HR REPORT: Employment Law Hotline: Maternity Leave
The information contained in this article is not intended as legal advice and may no longer be accurate due to changes in the law. Consult NHMA’s legal services or your municipal attorney.
Drummond Woodsum partners with the New Hampshire Municipal Association to provide a free Employment Law Hotline service, which provides general employment law advice to NHMA members. We receive a number of recurring inquiries through the hotline. The Q&A below is part of a running series in which we highlight frequently asked questions.
Question: The Town hired an employee five (5) months ago who is now asking for time off due to pregnancy. The Town policy states that an employee has to work for the Town for 12 months to qualify for FMLA. Does that mean that this employee has no access to protected leave after they exhaust their limited sick leave accrual?
Answer: While this employee likely does not qualify for protected leave under the federal Family and Medical Leave Act (“FMLA”), they may still be entitled to protected leave under New Hampshire’s maternity leave statute, RSA 354-A:7, VI(b).
First, the Town’s policy limiting FMLA is consistent with the law. While all public employers are “covered” employers and, therefore, must comply with the FMLA, only certain public employees are “eligible” to take protected FMLA leave. To be eligible for FMLA benefits and protections, an employee must: (1) have worked for the employer for at least 12 months over a seven (7) year look back period; (2) have actually worked 1,250 hours for the employer within 12 months of the request for leave; and (3) work at a location within 75 miles of at least 50 other employees. Additionally, to the extent an employee meets the first three eligibility criteria, to continue to be eligible, the employee also must not have already exhausted their allotment of FMLA leave (generally 12 weeks).
In order to definitively determine whether the hypothetical recent hire in this question is eligible for FMLA, you would need to determine whether:
- They had previously worked for the Town, and, if so, whether, in the aggregate, the employee had worked for at least 12 months over the prior 7 years. If the answer is no, the employee is not eligible for FMLA leave.

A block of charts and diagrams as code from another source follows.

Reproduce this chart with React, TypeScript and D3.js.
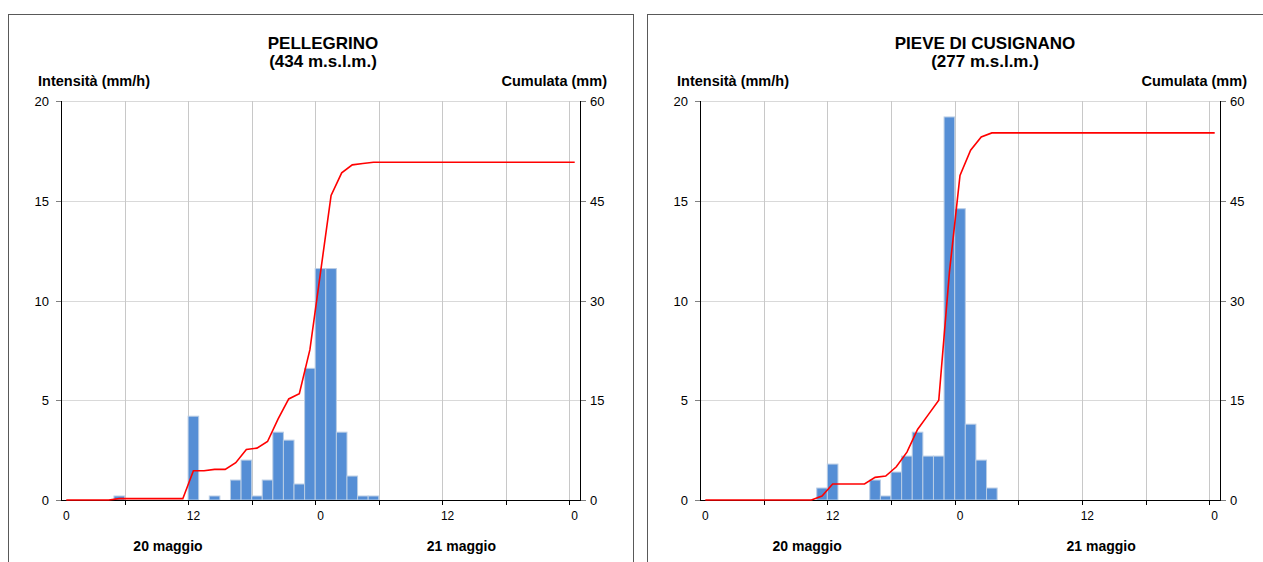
import React, { useEffect, useRef } from "react";
import * as d3 from "d3";

// ore 0..48 (20 maggio 00 -> 22 maggio 00)
const hours = d3.range(49);

const pellegrinoIntensity = [
  0, 0, 0, 0, 0, 0.2, 0, 0, 0, 0, 0, 0,
  4.2, 0, 0.2, 0, 1.0, 2.0, 0.2, 1.0, 3.4, 3.0, 0.8, 6.6,
  11.6, 11.6, 3.4, 1.2, 0.2, 0.2, 0, 0, 0, 0, 0, 0,
  0, 0, 0, 0, 0, 0, 0, 0, 0, 0, 0, 0,
  0,
];
const pellegrinoCumulata = [
  0, 0, 0, 0, 0, 0.2, 0.2, 0.2, 0.2, 0.2, 0.2, 0.2,
  4.4, 4.4, 4.6, 4.6, 5.6, 7.6, 7.8, 8.8, 12.2, 15.2, 16.0, 22.6,
  34.2, 45.8, 49.2, 50.4, 50.6, 50.8, 50.8, 50.8, 50.8, 50.8, 50.8, 50.8,
  50.8, 50.8, 50.8, 50.8, 50.8, 50.8, 50.8, 50.8, 50.8, 50.8, 50.8, 50.8,
  50.8,
];

const pieveIntensity = [
  0, 0, 0, 0, 0, 0, 0, 0, 0, 0, 0, 0.6,
  1.8, 0, 0, 0, 1.0, 0.2, 1.4, 2.2, 3.4, 2.2, 2.2, 19.2,
  14.6, 3.8, 2.0, 0.6, 0, 0, 0, 0, 0, 0, 0, 0,
  0, 0, 0, 0, 0, 0, 0, 0, 0, 0, 0, 0,
  0,
];
const pieveCumulata = [
  0, 0, 0, 0, 0, 0, 0, 0, 0, 0, 0, 0.6,
  2.4, 2.4, 2.4, 2.4, 3.4, 3.6, 5.0, 7.2, 10.6, 12.8, 15.0, 34.2,
  48.8, 52.6, 54.6, 55.2, 55.2, 55.2, 55.2, 55.2, 55.2, 55.2, 55.2, 55.2,
  55.2, 55.2, 55.2, 55.2, 55.2, 55.2, 55.2, 55.2, 55.2, 55.2, 55.2, 55.2,
  55.2,
];

const hourTicks = [0, 12, 24, 36, 48];
const hourTickLabels = ["0", "12", "0", "12", "0"];
const leftTicks = [0, 5, 10, 15, 20];
const rightTicks = [0, 15, 30, 45, 60];
const dayLabels = ["20 maggio", "21 maggio"];
const dayLabelHours = [10.1, 37.8];

const FONT = "'Liberation Sans', Arial, sans-serif";

const Panel = ({ svg, title, quota, intensity, cumulata, x0, x1, titleX, frameX }) => {
  const top = 101;
  const bottom = 500;

  const x = d3.scaleLinear().domain([0, 49]).range([x0, x1]);
  const y = d3.scaleLinear().domain([0, 20]).range([bottom, top]);
  const y2 = d3.scaleLinear().domain([0, 60]).range([bottom, top]);

  const g = svg.append("g");

  // cornice
  g.append("rect")
    .attr("x", frameX + 0.5)
    .attr("y", 14.5)
    .attr("width", 625)
    .attr("height", 600)
    .attr("fill", "white")
    .attr("stroke", "#595959");

  // titolo
  g.append("text")
    .attr("x", titleX)
    .attr("y", 49)
    .attr("text-anchor", "middle")
    .style("font", `bold 17px ${FONT}`)
    .text(title);
  g.append("text")
    .attr("x", titleX)
    .attr("y", 67)
    .attr("text-anchor", "middle")
    .style("font", `bold 17px ${FONT}`)
    .text(quota);

  g.append("text")
    .attr("x", x0 - 23)
    .attr("y", 86)
    .style("font", `bold 14.5px ${FONT}`)
    .text("Intensità (mm/h)");
  g.append("text")
    .attr("x", x1 + 27)
    .attr("y", 86)
    .attr("text-anchor", "end")
    .style("font", `bold 14.5px ${FONT}`)
    .text("Cumulata (mm)");

  // griglia orizzontale
  g.selectAll(".hgrid")
    .data(leftTicks.slice(1))
    .enter()
    .append("line")
    .attr("x1", x0)
    .attr("x2", x1)
    .attr("y1", (d) => Math.round(y(d)) + 0.5)
    .attr("y2", (d) => Math.round(y(d)) + 0.5)
    .attr("stroke", "#d9d9d9");

  // griglia verticale ogni 6 ore
  g.selectAll(".vgrid")
    .data(d3.range(6, 49, 6))
    .enter()
    .append("line")
    .attr("x1", (d) => Math.round(x(d)) + 0.5)
    .attr("x2", (d) => Math.round(x(d)) + 0.5)
    .attr("y1", top)
    .attr("y2", bottom)
    .attr("stroke", "#c8c8c8");

  // barre intensità
  const bw = x(1) - x(0);
  g.selectAll(".bar")
    .data(hours.filter((h) => intensity[h] > 0))
    .enter()
    .append("rect")
    .attr("x", (h) => x(h))
    .attr("width", bw)
    .attr("y", (h) => y(intensity[h]))
    .attr("height", (h) => bottom - y(intensity[h]))
    .attr("fill", "#558ed5")
    .attr("stroke", "#b9cde5")
    .attr("stroke-width", 1);

  // assi
  g.append("line")
    .attr("x1", x0 + 0.5).attr("x2", x0 + 0.5)
    .attr("y1", top).attr("y2", bottom)
    .attr("stroke", "black");
  g.append("line")
    .attr("x1", x1 + 0.5).attr("x2", x1 + 0.5)
    .attr("y1", top).attr("y2", bottom)
    .attr("stroke", "black");
  g.append("line")
    .attr("x1", x0).attr("x2", x1 + 1)
    .attr("y1", bottom + 0.5).attr("y2", bottom + 0.5)
    .attr("stroke", "black");

  // tacche asse sinistro
  leftTicks.forEach((t) => {
    const yy = Math.round(y(t)) + 0.5;
    g.append("line")
      .attr("x1", x0 - 5).attr("x2", x0)
      .attr("y1", yy).attr("y2", yy)
      .attr("stroke", "#808080");
    g.append("text")
      .attr("x", x0 - 12)
      .attr("y", yy + 4.5)
      .attr("text-anchor", "end")
      .style("font", `13px ${FONT}`)
      .text(t);
  });

  // tacche asse destro
  rightTicks.forEach((t) => {
    const yy = Math.round(y2(t)) + 0.5;
    g.append("line")
      .attr("x1", x1 + 1).attr("x2", x1 + 6)
      .attr("y1", yy).attr("y2", yy)
      .attr("stroke", "#808080");
    g.append("text")
      .attr("x", x1 + 10)
      .attr("y", yy + 4.5)
      .style("font", `13px ${FONT}`)
      .text(t);
  });

  // tacche asse orizzontale
  g.selectAll(".xtick")
    .data(d3.range(6, 49, 6))
    .enter()
    .append("line")
    .attr("x1", (d) => Math.round(x(d)) + 0.5)
    .attr("x2", (d) => Math.round(x(d)) + 0.5)
    .attr("y1", bottom)
    .attr("y2", bottom + 5)
    .attr("stroke", "black");

  hourTicks.forEach((h, i) => {
    g.append("text")
      .attr("x", x(h + 0.5))
      .attr("y", 520)
      .attr("text-anchor", "middle")
      .style("font", `12px ${FONT}`)
      .text(hourTickLabels[i]);
  });

  dayLabels.forEach((lab, i) => {
    g.append("text")
      .attr("x", x(dayLabelHours[i]))
      .attr("y", 551)
      .attr("text-anchor", "middle")
      .style("font", `bold 14px ${FONT}`)
      .text(lab);
  });

  // linea cumulata
  const line = d3
    .line()
    .x((h) => x(h + 0.5))
    .y((h) => y2(cumulata[h]));

  g.append("path")
    .datum(hours)
    .attr("d", line)
    .attr("fill", "none")
    .attr("stroke", "#ff0000")
    .attr("stroke-width", 1.6);
};

const App = () => {
  const svgRef = useRef(null);

  useEffect(() => {
    const svg = d3.select(svgRef.current);
    svg.selectAll("*").remove();

    svg.append("rect").attr("width", 1263).attr("height", 562).attr("fill", "white");

    Panel({
      svg,
      title: "PELLEGRINO",
      quota: "(434 m.s.l.m.)",
      intensity: pellegrinoIntensity,
      cumulata: pellegrinoCumulata,
      x0: 61,
      x1: 580,
      titleX: 323,
      frameX: 8,
    });

    Panel({
      svg,
      title: "PIEVE DI CUSIGNANO",
      quota: "(277 m.s.l.m.)",
      intensity: pieveIntensity,
      cumulata: pieveCumulata,
      x0: 700,
      x1: 1220,
      titleX: 985,
      frameX: 647,
    });
  }, []);

  return (
    <svg
      ref={svgRef}
      width={1263}
      height={562}
      style={{ position: "absolute", left: 0, top: 0 }}
    />
  );
};

export default App;
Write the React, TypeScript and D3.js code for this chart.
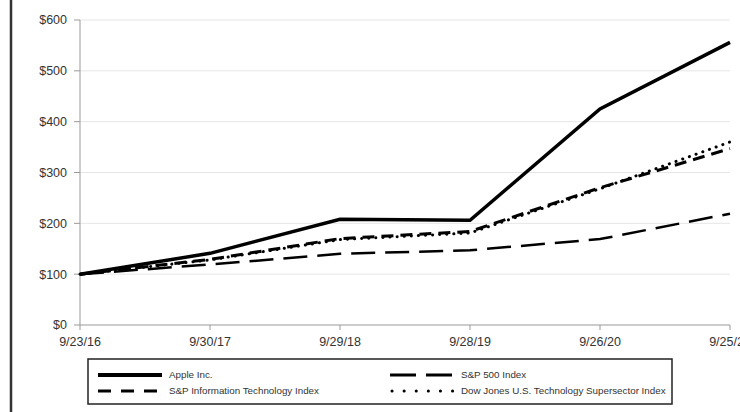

- If they did have 12 total months of employment with the Town during the seven (7) year lookback period (for example, a seasonal recreation employee who works 2 months each year), the focus then shifts to whether they had actually worked at least 1,250 hours for the Town within the prior 12 consecutive months. If the answer is no, the employee is not eligible for FMLA leave.
Additionally, the Town will need to determine whether the employee works within 75 miles of at least 50 other employees, which is determined by counting names on the payroll (including full-time, part-time, casual, and call employees). If the answer is no, then no Town employee would be eligible for federal FMLA leave.
Even if the employee is not eligible for FMLA leave, they are likely eligible for leave under the New Hampshire maternity leave law. The New Hampshire Law Against Discrimination, RSA 354-A:7, VI(b) entitles employees to “take leave of absence for the period of temporary physical disability resulting from pregnancy, childbirth or related medical conditions.” Employees who take advantage of this maternity leave provision are entitled to be returned to their original job or a comparable position when they are “physically able to return to work . . . unless business necessity makes this impossible or unreasonable.” The statute further specifies that “[f]or all other employment related purposes, including receipt of benefits under fringe benefit programs, pregnancy, childbirth, and related medical conditions shall be considered temporary disabilities, and a female employee affected by pregnancy, childbirth, or related medical conditions shall be treated in the same manner as any employee affected by any other temporary disability.” RSA 354-A:7, VI(c)
The state maternity leave law applies to all employers with six (6) or more employees. Unlike the FMLA, there is no minimum period of employment required before an individual is eligible to take protected leave. There is also no limitation of the duration of the leave, other than the “period of physical disability.” While maternity leave typically lasts 6-8 weeks, employees may take leave for as long as their health provider determines that they are physically disabled. In order to determine if the employee’s pregnancy has become a disabling condition, an employer may (but is not required to) request documentation from the employee’s medical provider stating that the employee is physically disabled due to pregnancy. Many employers forego requesting medical information for leaves requested near the end of a “normal” pregnancy, but may choose to request documentation if leave is sought early in the pregnancy or for a period of time post-childbirth.
This is not a legal document nor is it intended to serve as legal advice or a legal opinion. Drummond Woodsum & MacMahon, P.A. makes no representations that this is a complete or final description or procedure that would ensure legal compliance and does not intend that the reader should rely on it as such.